Gee, and I wonder why he only received 24 letters...
Anyway, I tuned in last night for this year's farmland freakshow and wasn't disappointed.
Of particular note is the moment all the "wives" are bussed in and put in a holding pen; when host Natalie Gruzlewski introduces the farmers, various shots of the women gnashing their teeth like rabid animals provide hours of post-viewing pleasure:
"I want something's FLESH!"
Here are some of my highlights from season four's first hour of power:
Farmer
Brad, who earnestly tells us that he is looking for a woman with "whup-tang". What is "whup-tang"? I have no idea, though I suspect whoever ends up having it may live to hear the phrase bellowed in the conjugal bed. "Whup-tang!"
Farmer
Phil, who obsessively quizzes his ten potential dates as to whether or not they like Brussels sprouts. Evidently, "You can tell a lot about someone" depending on their predilection for the bitter miniature cabbages.
Farmer
Nate, who excitedly describes one "fit" dance-instructor date as having "buns of steel ... you could bounce a Brussels sprout off them". WTF, is Channel Nine being funded by the Brussels sprouts growers association?
And Farmer
Gavin (one half of the father-and-son team of cane cockies), who has a slightly scary smile and likes to grabble at the more comely of his female suitors. His hysterical laugh is matched only by "hurricane Therese", who runs up to him and jumps on him like a lemur. Later, when choosing his "top five" chicks, he lingers on the line "I'd like to... meet you again" as hard as the angle grinder in his pants.

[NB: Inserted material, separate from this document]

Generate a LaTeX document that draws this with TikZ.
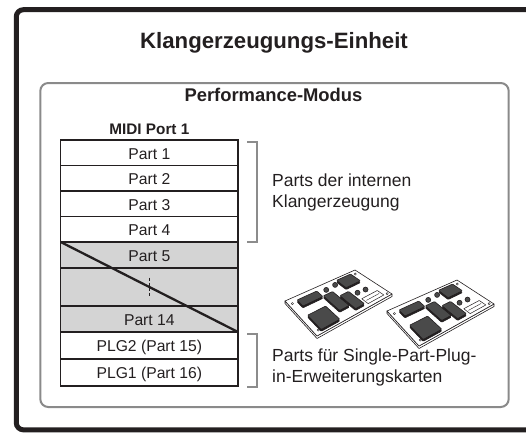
\documentclass[tikz,border=0pt]{standalone}
\usepackage{fontspec}
\setmainfont{Liberation Sans}
\usetikzlibrary{calc}
\definecolor{ink}{HTML}{231F20}
\definecolor{rowgray}{HTML}{D4D4D4}
\definecolor{panelgray}{HTML}{8A8A8A}
\definecolor{bracketgray}{HTML}{8C8C8C}
\definecolor{chipfill}{HTML}{4A4A4A}

% point on a plug-in board: u runs along the long edge, v along the short edge
\newcommand\bp[2]{($($(cL)!#1!(cT)$)!#2!($(cB)!#1!(cR)$)$)}
% rectangular chip on the board between u1..u2 and v1..v2, with a dark side
\newcommand\chipat[4]{%
  \filldraw[chipside] \bp{#1}{#3} -- \bp{#2}{#3} -- \bp{#2}{#4} -- \bp{#1}{#4} -- cycle;
  \filldraw[chip] \bp{#1}{#3} -- \bp{#2}{#3} -- \bp{#2}{#4} -- \bp{#1}{#4} -- cycle;}

\tikzset{
  row/.style={draw=ink, line width=1.2pt, minimum width=177.3pt, inner sep=0pt,
    outer sep=0pt, text height=12.5pt, text depth=0pt, text=ink,
    font=\fontsize{15.7pt}{18pt}\selectfont},
  grayrow/.style={row, fill=rowgray},
  brk/.style={draw=bracketgray, line width=2pt},
  label/.style={anchor=base west, inner sep=0pt, text=ink,
    font=\fontsize{17.5pt}{20.5pt}\selectfont},
  board/.style={fill=white, draw=ink, line width=0.6pt, line join=round},
  chip/.style={fill=chipfill, draw=ink, line width=0.6pt, rounded corners=0.8pt},
  chipside/.style={fill=ink, draw=ink, line width=0.6pt, rounded corners=0.8pt,
    transform canvas={yshift=-1.8pt}},
  part/.style={fill=chipfill, draw=ink, line width=0.6pt},
}

\begin{document}
\begin{tikzpicture}[x=1pt, y=-1pt]
  \useasboundingbox (0,0) rectangle (526,432);
  \clip (0,0) rectangle (526,432);

  % outer frame and inner panel
  \draw[ink, line width=5pt, rounded corners=7pt] (16.3,9.7) rectangle (545,429.8);
  \draw[panelgray, line width=2pt, rounded corners=8pt] (40.3,83) rectangle (508.7,407);

  % headings
  \node[anchor=base, text=ink, font=\bfseries\fontsize{22.2pt}{25pt}\selectfont] (title) at (274,48.3) {Klangerzeugungs-Einheit};
  \node[anchor=base, text=ink, font=\bfseries\fontsize{18.4pt}{21pt}\selectfont] (mode) at (273.5,101.5) {Performance-Modus};
  \node[anchor=base, text=ink, font=\bfseries\fontsize{15.3pt}{18pt}\selectfont] (port) at (149.4,134) {MIDI Port 1};

  % part table
  \node[row, minimum height=25.5pt] (p1) at (149.35,152.75) {Part 1};
  \node[row, minimum height=25.5pt] (p2) at (149.35,178.25) {Part 2};
  \node[row, minimum height=25.5pt] (p3) at (149.35,203.75) {Part 3};
  \node[row, minimum height=25.5pt] (p4) at (149.35,229.25) {Part 4};
  \node[grayrow, minimum height=26pt] (p5) at (149.35,255) {Part 5};
  \node[grayrow, minimum height=38pt] (gap) at (149.35,287) {};
  \node[grayrow, minimum height=26pt] (p14) at (149.35,319) {Part 14};
  \node[row, minimum height=27pt] (plg2) at (149.35,345.5) {PLG2 (Part 15)};
  \node[row, minimum height=27pt] (plg1) at (149.35,372.5) {PLG1 (Part 16)};

  \draw[ink, line width=0.9pt, dash pattern=on 3pt off 2pt]
    ([yshift=9.5pt]gap.center) -- ([yshift=-9.5pt]gap.center);
  \draw[ink, line width=2.3pt] (p5.north west) -- (p14.south east);

  % brackets
  \draw[brk] ([xshift=9pt,yshift=-1.5pt]p1.north east) -| ([xshift=19pt]p4.south east)
    -- ([xshift=9pt]p4.south east);
  \draw[brk] ([xshift=9pt,yshift=-2pt]plg2.north east) -| ([xshift=19pt,yshift=-0.5pt]plg1.south east)
    -- ([xshift=9pt,yshift=-0.5pt]plg1.south east);

  % bracket labels
  \node[label] (intA) at (272,186.5) {Parts der internen};
  \node[label] (intB) at (272,207) {Klangerzeugung};
  \node[label] (plgA) at (272,361.5) {Parts für Single-Part-Plug-};
  \node[label] (plgB) at (272,382.5) {in-Erweiterungskarten};

  % plug-in boards
  \foreach \dx/\dy in {0/0, 102/10} {
    \coordinate (cL) at (285+\dx,301+\dy);
    \coordinate (cT) at (355+\dx,270+\dy);
    \coordinate (cR) at (392+\dx,294+\dy);
    \coordinate (cB) at (317+\dx,336+\dy);
    % board edge and top face
    \filldraw[board] (cL) -- (cB) -- (cR) -- ([yshift=-2.5pt]cR) -- ([yshift=-2.5pt]cB)
      -- ([yshift=-2.5pt]cL) -- cycle;
    \filldraw[board] (cL) -- (cT) -- (cR) -- (cB) -- cycle;
    % mounting holes
    \foreach \u/\v in {0.05/0.12, 0.06/0.9, 0.95/0.1, 0.97/0.93}
      \draw[ink, line width=0.4pt] \bp{\u}{\v} circle[radius=1.1pt];
    % chips
    \chipat{0.09}{0.34}{0.50}{0.92}
    \chipat{0.13}{0.41}{0.09}{0.27}
    \chipat{0.42}{0.55}{0.26}{0.74}
    \chipat{0.57}{0.69}{0.43}{0.88}
    \chipat{0.71}{0.91}{0.05}{0.32}
    % small round parts
    \foreach \u/\v in {0.51/0.16, 0.645/0.14, 0.75/0.56, 0.85/0.58}
      \filldraw[part] \bp{\u}{\v} circle[radius=2.5pt];
    % edge connector
    \filldraw[board, line width=0.5pt] \bp{0.72}{0.74} -- \bp{0.93}{0.74} -- \bp{0.93}{0.92}
      -- \bp{0.72}{0.92} -- cycle;
    \draw[ink, line width=0.4pt] \bp{0.74}{0.83} -- \bp{0.91}{0.83};
  }
\end{tikzpicture}
\end{document}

And so it continues. I'm sure I'll tune in again, if only to squirm and whoop and holler my way through some of the most stomach-churning television around.
In truth, I'm sure they're all perfectly nice blokes (well, some of them), but there's just something so damned hideous about the show format - hey, who
does like watching awkward pash action that has obviously been shot and reshot for maximum "romantic spontaneity" factor? - that it makes the whole thing about as romantic as throwing the Christians to the lions and watching them tear each other to shreds.
Which, funnily enough, is precisely what
The Farmer Wants A Wife expects its female suitors to do out there in the outback.